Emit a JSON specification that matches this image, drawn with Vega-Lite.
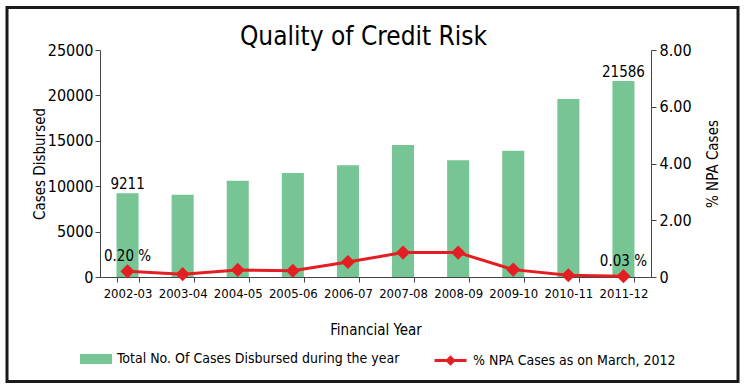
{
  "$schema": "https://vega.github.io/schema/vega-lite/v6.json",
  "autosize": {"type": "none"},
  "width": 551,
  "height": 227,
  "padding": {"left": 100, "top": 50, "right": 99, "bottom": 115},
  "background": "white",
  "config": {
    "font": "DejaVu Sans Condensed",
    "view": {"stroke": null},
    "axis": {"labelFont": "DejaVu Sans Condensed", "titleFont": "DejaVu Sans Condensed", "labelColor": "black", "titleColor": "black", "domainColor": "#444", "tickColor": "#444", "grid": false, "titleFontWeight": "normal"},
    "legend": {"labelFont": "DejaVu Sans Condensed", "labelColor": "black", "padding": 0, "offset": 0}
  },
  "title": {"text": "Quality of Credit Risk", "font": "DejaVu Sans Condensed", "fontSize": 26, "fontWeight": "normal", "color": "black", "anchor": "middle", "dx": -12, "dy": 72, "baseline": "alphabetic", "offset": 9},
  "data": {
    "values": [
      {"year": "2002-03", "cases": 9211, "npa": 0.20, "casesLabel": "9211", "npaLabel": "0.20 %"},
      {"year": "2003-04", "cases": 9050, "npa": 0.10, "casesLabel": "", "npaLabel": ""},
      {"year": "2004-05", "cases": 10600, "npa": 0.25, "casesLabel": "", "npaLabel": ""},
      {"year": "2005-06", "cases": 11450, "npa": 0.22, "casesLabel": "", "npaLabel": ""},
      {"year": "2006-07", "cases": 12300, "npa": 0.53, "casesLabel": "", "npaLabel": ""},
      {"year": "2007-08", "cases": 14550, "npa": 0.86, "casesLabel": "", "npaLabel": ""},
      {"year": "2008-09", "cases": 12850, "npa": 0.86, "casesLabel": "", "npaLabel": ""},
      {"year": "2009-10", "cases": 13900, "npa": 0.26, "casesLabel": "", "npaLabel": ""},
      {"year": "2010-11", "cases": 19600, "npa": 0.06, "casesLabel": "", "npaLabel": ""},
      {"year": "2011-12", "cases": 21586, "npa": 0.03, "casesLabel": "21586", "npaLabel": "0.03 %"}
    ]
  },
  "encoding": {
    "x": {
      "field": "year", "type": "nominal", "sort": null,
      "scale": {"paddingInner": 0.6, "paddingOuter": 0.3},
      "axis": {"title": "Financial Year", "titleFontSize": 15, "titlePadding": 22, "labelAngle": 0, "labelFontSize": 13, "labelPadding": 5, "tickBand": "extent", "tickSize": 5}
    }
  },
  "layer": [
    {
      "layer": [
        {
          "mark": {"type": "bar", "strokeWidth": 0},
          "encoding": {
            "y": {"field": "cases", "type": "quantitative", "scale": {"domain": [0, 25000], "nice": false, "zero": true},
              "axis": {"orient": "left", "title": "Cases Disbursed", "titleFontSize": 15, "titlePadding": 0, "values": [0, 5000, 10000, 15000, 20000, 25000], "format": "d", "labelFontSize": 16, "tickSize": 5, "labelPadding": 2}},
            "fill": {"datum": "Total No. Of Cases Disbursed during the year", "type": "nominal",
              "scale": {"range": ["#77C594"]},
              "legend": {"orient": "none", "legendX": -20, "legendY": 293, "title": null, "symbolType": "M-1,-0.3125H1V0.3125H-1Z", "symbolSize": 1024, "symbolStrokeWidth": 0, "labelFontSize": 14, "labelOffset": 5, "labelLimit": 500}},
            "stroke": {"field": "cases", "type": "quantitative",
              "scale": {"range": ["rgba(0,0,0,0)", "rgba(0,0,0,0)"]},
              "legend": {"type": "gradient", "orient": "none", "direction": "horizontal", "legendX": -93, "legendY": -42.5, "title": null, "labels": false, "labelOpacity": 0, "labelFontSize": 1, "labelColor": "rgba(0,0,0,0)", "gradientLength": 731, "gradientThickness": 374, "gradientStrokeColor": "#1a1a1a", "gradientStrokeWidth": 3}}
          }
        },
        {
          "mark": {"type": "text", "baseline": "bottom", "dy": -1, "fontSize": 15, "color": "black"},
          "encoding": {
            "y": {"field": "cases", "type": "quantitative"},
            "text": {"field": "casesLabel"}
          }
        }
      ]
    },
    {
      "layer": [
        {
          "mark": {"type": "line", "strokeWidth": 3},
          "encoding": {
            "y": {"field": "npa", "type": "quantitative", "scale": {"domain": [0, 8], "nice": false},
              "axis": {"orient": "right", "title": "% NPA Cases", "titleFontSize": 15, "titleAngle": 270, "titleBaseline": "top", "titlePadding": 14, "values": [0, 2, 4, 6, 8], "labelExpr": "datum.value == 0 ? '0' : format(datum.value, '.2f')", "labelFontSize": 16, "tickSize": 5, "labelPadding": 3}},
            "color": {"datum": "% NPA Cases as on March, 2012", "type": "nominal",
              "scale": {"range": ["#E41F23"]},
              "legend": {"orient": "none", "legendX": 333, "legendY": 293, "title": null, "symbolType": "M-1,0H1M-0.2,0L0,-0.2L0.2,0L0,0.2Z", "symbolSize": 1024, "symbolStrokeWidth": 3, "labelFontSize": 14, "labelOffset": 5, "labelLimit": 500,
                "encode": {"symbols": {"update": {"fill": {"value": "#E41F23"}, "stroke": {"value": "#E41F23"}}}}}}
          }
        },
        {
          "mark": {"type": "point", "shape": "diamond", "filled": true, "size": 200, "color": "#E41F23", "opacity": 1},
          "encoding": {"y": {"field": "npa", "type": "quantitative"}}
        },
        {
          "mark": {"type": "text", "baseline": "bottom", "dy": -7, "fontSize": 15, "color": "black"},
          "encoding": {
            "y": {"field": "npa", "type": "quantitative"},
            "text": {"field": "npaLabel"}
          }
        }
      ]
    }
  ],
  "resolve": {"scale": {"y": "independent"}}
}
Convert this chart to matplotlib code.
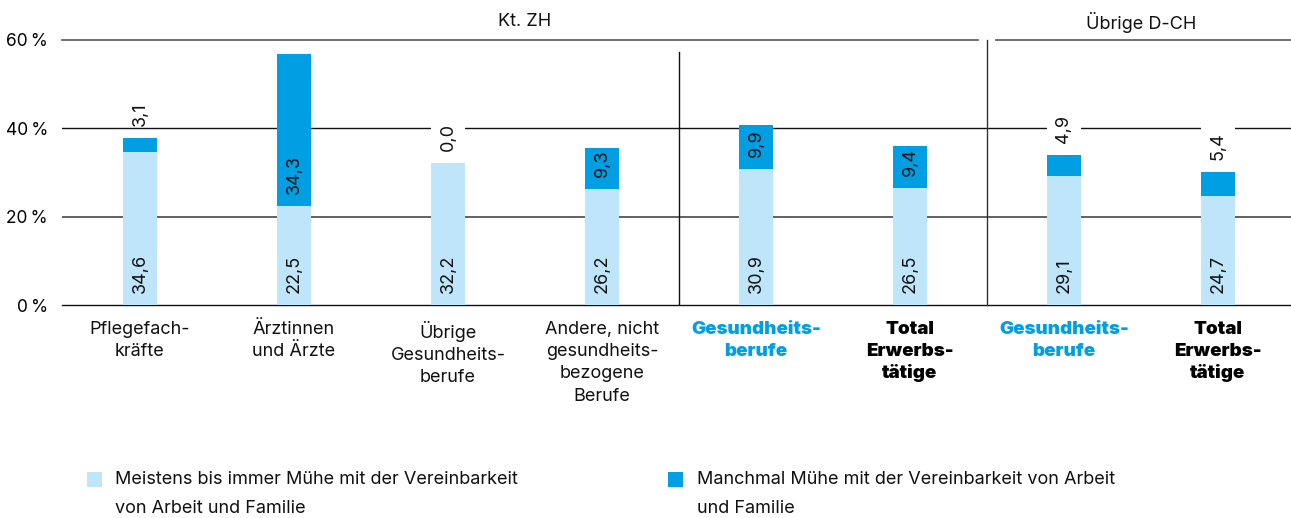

§ REQUIRED TASK
Pictures in the records above should not be copied. Repeat everything else exactly.

§ ANSWER IN FULL
Emit a JSON specification that matches this image, drawn with Vega-Lite.
{
  "$schema": "https://vega.github.io/schema/vega-lite/v6.json",
  "autosize": {"type": "none"},
  "width": 551,
  "height": 227,
  "padding": {"left": 100, "top": 50, "right": 99, "bottom": 115},
  "background": "white",
  "config": {
    "font": "DejaVu Sans Condensed",
    "view": {"stroke": null},
    "axis": {"labelFont": "DejaVu Sans Condensed", "titleFont": "DejaVu Sans Condensed", "labelColor": "black", "titleColor": "black", "domainColor": "#444", "tickColor": "#444", "grid": false, "titleFontWeight": "normal"},
    "legend": {"labelFont": "DejaVu Sans Condensed", "labelColor": "black", "padding": 0, "offset": 0}
  },
  "title": {"text": "Quality of Credit Risk", "font": "DejaVu Sans Condensed", "fontSize": 26, "fontWeight": "normal", "color": "black", "anchor": "middle", "dx": -12, "dy": 72, "baseline": "alphabetic", "offset": 9},
  "data": {
    "values": [
      {"year": "2002-03", "cases": 9211, "npa": 0.20, "casesLabel": "9211", "npaLabel": "0.20 %"},
      {"year": "2003-04", "cases": 9050, "npa": 0.10, "casesLabel": "", "npaLabel": ""},
      {"year": "2004-05", "cases": 10600, "npa": 0.25, "casesLabel": "", "npaLabel": ""},
      {"year": "2005-06", "cases": 11450, "npa": 0.22, "casesLabel": "", "npaLabel": ""},
      {"year": "2006-07", "cases": 12300, "npa": 0.53, "casesLabel": "", "npaLabel": ""},
      {"year": "2007-08", "cases": 14550, "npa": 0.86, "casesLabel": "", "npaLabel": ""},
      {"year": "2008-09", "cases": 12850, "npa": 0.86, "casesLabel": "", "npaLabel": ""},
      {"year": "2009-10", "cases": 13900, "npa": 0.26, "casesLabel": "", "npaLabel": ""},
      {"year": "2010-11", "cases": 19600, "npa": 0.06, "casesLabel": "", "npaLabel": ""},
      {"year": "2011-12", "cases": 21586, "npa": 0.03, "casesLabel": "21586", "npaLabel": "0.03 %"}
    ]
  },
  "encoding": {
    "x": {
      "field": "year", "type": "nominal", "sort": null,
      "scale": {"paddingInner": 0.6, "paddingOuter": 0.3},
      "axis": {"title": "Financial Year", "titleFontSize": 15, "titlePadding": 22, "labelAngle": 0, "labelFontSize": 13, "labelPadding": 5, "tickBand": "extent", "tickSize": 5}
    }
  },
  "layer": [
    {
      "layer": [
        {
          "mark": {"type": "bar", "strokeWidth": 0},
          "encoding": {
            "y": {"field": "cases", "type": "quantitative", "scale": {"domain": [0, 25000], "nice": false, "zero": true},
              "axis": {"orient": "left", "title": "Cases Disbursed", "titleFontSize": 15, "titlePadding": 0, "values": [0, 5000, 10000, 15000, 20000, 25000], "format": "d", "labelFontSize": 16, "tickSize": 5, "labelPadding": 2}},
            "fill": {"datum": "Total No. Of Cases Disbursed during the year", "type": "nominal",
              "scale": {"range": ["#77C594"]},
              "legend": {"orient": "none", "legendX": -20, "legendY": 293, "title": null, "symbolType": "M-1,-0.3125H1V0.3125H-1Z", "symbolSize": 1024, "symbolStrokeWidth": 0, "labelFontSize": 14, "labelOffset": 5, "labelLimit": 500}},
            "stroke": {"field": "cases", "type": "quantitative",
              "scale": {"range": ["rgba(0,0,0,0)", "rgba(0,0,0,0)"]},
              "legend": {"type": "gradient", "orient": "none", "direction": "horizontal", "legendX": -93, "legendY": -42.5, "title": null, "labels": false, "labelOpacity": 0, "labelFontSize": 1, "labelColor": "rgba(0,0,0,0)", "gradientLength": 731, "gradientThickness": 374, "gradientStrokeColor": "#1a1a1a", "gradientStrokeWidth": 3}}
          }
        },
        {
          "mark": {"type": "text", "baseline": "bottom", "dy": -1, "fontSize": 15, "color": "black"},
          "encoding": {
            "y": {"field": "cases", "type": "quantitative"},
            "text": {"field": "casesLabel"}
          }
        }
      ]
    },
    {
      "layer": [
        {
          "mark": {"type": "line", "strokeWidth": 3},
          "encoding": {
            "y": {"field": "npa", "type": "quantitative", "scale": {"domain": [0, 8], "nice": false},
              "axis": {"orient": "right", "title": "% NPA Cases", "titleFontSize": 15, "titleAngle": 270, "titleBaseline": "top", "titlePadding": 14, "values": [0, 2, 4, 6, 8], "labelExpr": "datum.value == 0 ? '0' : format(datum.value, '.2f')", "labelFontSize": 16, "tickSize": 5, "labelPadding": 3}},
            "color": {"datum": "% NPA Cases as on March, 2012", "type": "nominal",
              "scale": {"range": ["#E41F23"]},
              "legend": {"orient": "none", "legendX": 333, "legendY": 293, "title": null, "symbolType": "M-1,0H1M-0.2,0L0,-0.2L0.2,0L0,0.2Z", "symbolSize": 1024, "symbolStrokeWidth": 3, "labelFontSize": 14, "labelOffset": 5, "labelLimit": 500,
                "encode": {"symbols": {"update": {"fill": {"value": "#E41F23"}, "stroke": {"value": "#E41F23"}}}}}}
          }
        },
        {
          "mark": {"type": "point", "shape": "diamond", "filled": true, "size": 200, "color": "#E41F23", "opacity": 1},
          "encoding": {"y": {"field": "npa", "type": "quantitative"}}
        },
        {
          "mark": {"type": "text", "baseline": "bottom", "dy": -7, "fontSize": 15, "color": "black"},
          "encoding": {
            "y": {"field": "npa", "type": "quantitative"},
            "text": {"field": "npaLabel"}
          }
        }
      ]
    }
  ],
  "resolve": {"scale": {"y": "independent"}}
}
Convert this chart to matplotlib code.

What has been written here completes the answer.